How Food Franchises Grow Despite Economic Obstacles

It’s no secret that food franchises are often the most searched for and requested on franchise directories and portals. It’s what we all think of when someone says “franchising.” Despite the popularity of food franchises– the how is that sector of the industry doing?

 

Why do I ask? Well, maybe you heard of this little thing called “The Great Recession” and, in its wake, the tightening of our collective belts. How have food franchises fared? Has development for food franchises slowed? If not, how is that possible when food costs have risen and disposable income has decreased for most families?

 

Fast-Casual Food Franchises Are On the Rise

 

Research suggests that fast-casual franchise restaurants, which are a subset of quick-service restaurants, rank as one of the five best franchises to open due to high demand. Presumably as a result of the Great Recession, consumers are concerned with maximizing their time and money when it comes to eating out. Eating establishments that are less expensive but still allow consumers the ability to escape the kitchen and feel as though they’re treating themselves.

 

The number of quick-service restaurants are expected to grow 1.7% in 2013, the third largest growth percentage according to the International Franchise Association.

 

Franchising is On the Rise— How?
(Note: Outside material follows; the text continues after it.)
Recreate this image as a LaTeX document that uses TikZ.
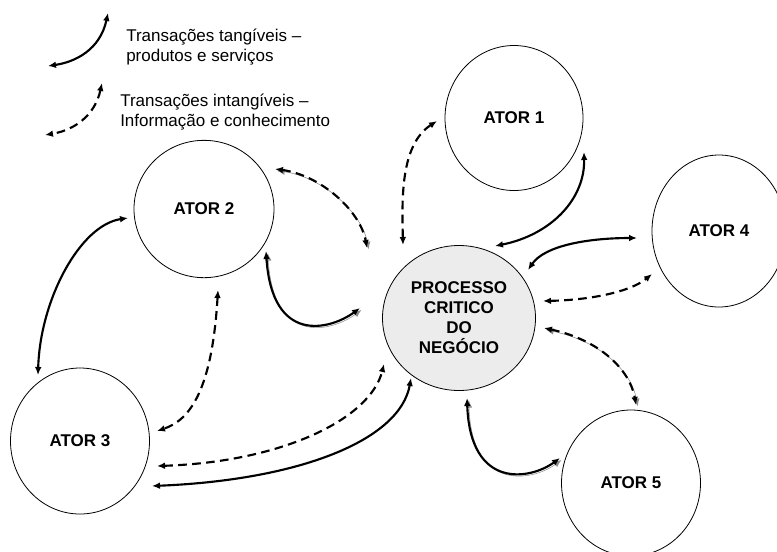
\documentclass[tikz,border=0pt]{standalone}
\usepackage{fontspec}
\setmainfont{Liberation Sans}
\usetikzlibrary{shapes.geometric}
\usetikzlibrary{arrows.meta}
\usetikzlibrary{calc}
\definecolor{pgray}  {RGB}{236,236,236}
\definecolor{sgray}  {RGB}{140,140,140}
\tikzset{
    ator/.style={draw, ellipse, line width=0.6pt, inner sep=0pt, align=center,
             font=\bfseries\fontsize{12.75}{15}\selectfont},
    tangivel/.style={line width=1.6pt,
             {Latex[length=6pt,width=5pt]}-{Latex[length=6pt,width=5pt]}},
    intangivel/.style={tangivel, dash pattern=on 6.5pt off 4pt},
    sombra/.style={preaction={draw=sgray, transform canvas={shift={(1.3pt,-1.3pt)}}}},
    legenda/.style={align=left, inner sep=0pt, anchor=west,
             font=\fontsize{12.75}{14.5}\selectfont}
  }

\begin{document}
\begin{tikzpicture}[x=0.75pt, y=-0.75pt]
 \useasboundingbox (0,0) rectangle (777,551);
 %legenda
     \coordinate (t1) at (108,13);
     \coordinate (t2) at (48,66);
     \coordinate (i1) at (102,83);
     \coordinate (i2) at (45,135);
     \draw[tangivel] (t1) .. controls +(-8,37) and +(27,-4) .. (t2);
     \draw[intangivel] (i1) .. controls +(-7,32) and +(30,-5) .. (i2);
     \node[legenda] (lt) at (126,47) {Transações tangíveis –\\produtos e serviços};
     \node[legenda] (li) at (120,112) {Transações intangíveis –\\Informação e conhecimento};
 %atores
     \node[ator, fill=pgray, minimum width=114.75pt, minimum height=108.75pt] (p) at (459,318)
          {PROCESSO\\CRITICO\\DO\\NEGÓCIO};
     \node[ator, minimum width=103.5pt, minimum height=108.75pt] (a1) at (514,118) {ATOR 1};
     \node[ator, minimum width=105pt, minimum height=103pt] (a2) at (204,209) {ATOR 2};
     \node[ator, minimum width=104.25pt, minimum height=109.5pt] (a3) at (80,441) {ATOR 3};
     \node[ator, minimum width=100.5pt, minimum height=114pt] (a4) at (719,231) {ATOR 4};
     \node[ator, minimum width=104.25pt, minimum height=109.5pt] (a5) at (631,483) {ATOR 5};
 %ator 1
     \draw[intangivel] ($(a1)+(-77,3)$) .. controls +(-37,24) and +(-1,-45) .. ($(p)+(-56,-73)$);
     \draw[tangivel] ($(a1)+(70,34)$) .. controls +(1,48) and +(55,-11) .. ($(p)+(36,-72)$);
 %ator 2
     \draw[intangivel,sombra] ($(a2)+(71,-40)$) .. controls +(45,6) and +(-7,-38) .. ($(p)+(-92,-70)$);
     \draw[tangivel,sombra] ($(a2)+(62,42)$) .. controls +(6,94) and +(-30,22) .. ($(p)+(-99,-10)$);
     \draw[tangivel] ($(a2)+(-76,9)$) .. controls +(-48,7) and +(2,-75) .. ($(a3)+(-42,-66)$);
     \draw[intangivel] ($(a2)+(14,81)$) .. controls +(-6,100) and +(33,-11) .. ($(a3)+(77,-10)$);
 %ator 3
     \draw[intangivel] ($(a3)+(77,25)$) .. controls +(123,-4) and +(-14,56) .. ($(p)+(-75,46)$);
     \draw[tangivel] ($(a3)+(72,45)$) .. controls +(148,-6) and +(-11,62) .. ($(p)+(-48,60)$);
 %ator 4
     \draw[tangivel] ($(p)+(69,-48)$) .. controls +(17,-25) and +(-47,0) .. ($(a4)+(-82,7)$);
     \draw[intangivel] ($(p)+(84,-17)$) .. controls +(47,-1) and +(-22,18) .. ($(a4)+(-67,43)$);
 %ator 5
     \draw[intangivel,sombra] ($(p)+(85,10)$) .. controls +(56,12) and +(-6,-35) .. ($(a5)+(5,-78)$);
     \draw[tangivel,sombra] ($(p)+(8,80)$) .. controls +(3,92) and +(-30,22) .. ($(a5)+(-71,-25)$);
\end{tikzpicture}
\end{document}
Why?

 

A recent study by the IFA shows that the number of franchise establishments increased by 1.5% last year.

 

Why? How? Simply, the economy is why and how.

 

Unemployment and underemployment (taking lower pay and lower-level jobs) are still unfortunate realities for the U.S.’ economy. As such, more Americans are mindful of their spending. Dinners at high end dining establishments have become increasingly rare. In addition, many individuals and families are working multiple jobs or longer hours resulting in a need for fast, inexpensive meal options– especially if you’re traveling between places of employment. This increased demand for quick-casual and quick-service establishments (think Panera and McDonald’s respectively) has permitted the franchise industry a growth coveted by many other economic sectors.

 

Exiled corporate executives and those who lost a substantial portion of their savings due to the Great Recession face the unfortunate reality of a shortened or no retirement at all. In order to earn a living, many entrepreneurs have chosen franchises as a means of business because of each concept’s proven track record.

 

What’s Behind Rising Food Costs?

 

Despite a reputation for quick and inexpensive meals, franchises are facing rising food costs because of four important reasons: increased fuel and transportation costs, reduction of food availability, and a continuation of economic circumstances that created 2011’s food price inflation.

 

  • The U.S. government’s subsidization of corn for bio-fuels has removed substantial amounts of the grain from the food supply, increasing overall prices.
  • The World Trade Organization limits the amount of stockpiling the U.S. and the European Union may do of corn and wheat in case of extenuating weather circumstances. As such, the price of corn and wheat remains volatile. (Note: wheat prices in 2011 more than doubled.)
  • As more of the global population becomes affluent, the demand for meat increases. In accordance with this demand, the need for animal feed– primarily grains– increases driving up the cost of both items.
  • The increase in oil prices means high food prices, as much of our food isn’t grown locally but shipped across oceans and nations.